This isn't necessary I believe. I was able to remove without issue.
#include "rados/librados.h"
#include "rbd/librbd.h"
@@ -700,6 +701,157 @@ static int virStorageBackendRBDResizeVol(virConnectPtr conn
ATTRIBUTE_UNUSED,
return ret;
}
+static int virStorageBackendRBDVolWipeZero(rbd_image_t image,
+ char *imgname,
+ rbd_image_info_t info,
+ uint64_t stripe_count)
Newer libvirt convention is:
static int
virStorage...
+{
+ int r = -1;
Add:
int ret = -1;
Usually it's 'ret' instead of just 'r'... Keeping 'r' for
rbd_*() call
failures fine though since that will contain (and possibly message)
rbd_* specific API call errors...
+ size_t offset = 0;
+ uint64_t length;
+ char *writebuf;
+
+ if (VIR_ALLOC_N(writebuf, info.obj_size * stripe_count) < 0)
+ goto cleanup;
+
+ while (offset < info.size) {
+ length = MIN((info.size - offset), (info.obj_size * stripe_count));
+
+ r = rbd_write(image, offset, length, writebuf);
+ if (r < 0) {
+ virReportSystemError(-r, _("writing %llu bytes failed on "

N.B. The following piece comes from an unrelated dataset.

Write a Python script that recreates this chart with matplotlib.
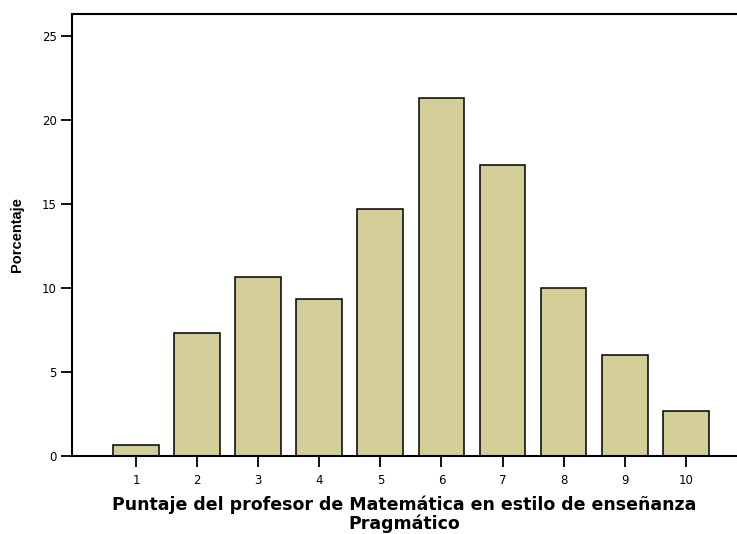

+ " RBD image %s at offset %llu"),
This will generate two spaces "... failed on RBD image..."
+ (unsigned long long)length,
+ imgname,
+ (unsigned long long)offset);
So is length a "uint64_t" or not? I do note that librdb.h deems it a
"size_t"... The query is more why caste to (unsigned long long) other
than the %llu (of course).
As for offset, IIRC the convention is "%zu", although for this one I
note that the librdb.h deems it a "uint64_t".
+ goto cleanup;
+ }
+
+ VIR_DEBUG("Wrote %llu bytes to RBD image %s at offset %llu",
+ (unsigned long long)length,
+ imgname, (unsigned long long)offset);
similar comments regarding the castes and the variable types.
+
+ offset += length;
+ }
Here would be:
ret = 0;
+
+ cleanup:
writebuf is leaked. Need a VIR_FREE()
+ return r;
and this becomes return ret;
+}
+
+static int virStorageBackendRBDVolWipeDiscard(rbd_image_t image,
+ char *imgname,
+ rbd_image_info_t info,
+ uint64_t stripe_count)
static int
virStorage...
+{
+ int r = -1;
Need int ret = -1
+ size_t offset = 0;
+ uint64_t length;
+
+ VIR_DEBUG("Wiping RBD %s volume using discard)", imgname);
+
+ while (offset < info.size) {
+ length = MIN((info.size - offset), (info.obj_size * stripe_count));
+
+ r = rbd_discard(image, offset, length);
rbd_discard deems 'offset' to also be a uint64_t
+ if (r < 0) {
+ virReportSystemError(-r, _("discarding %llu bytes failed on "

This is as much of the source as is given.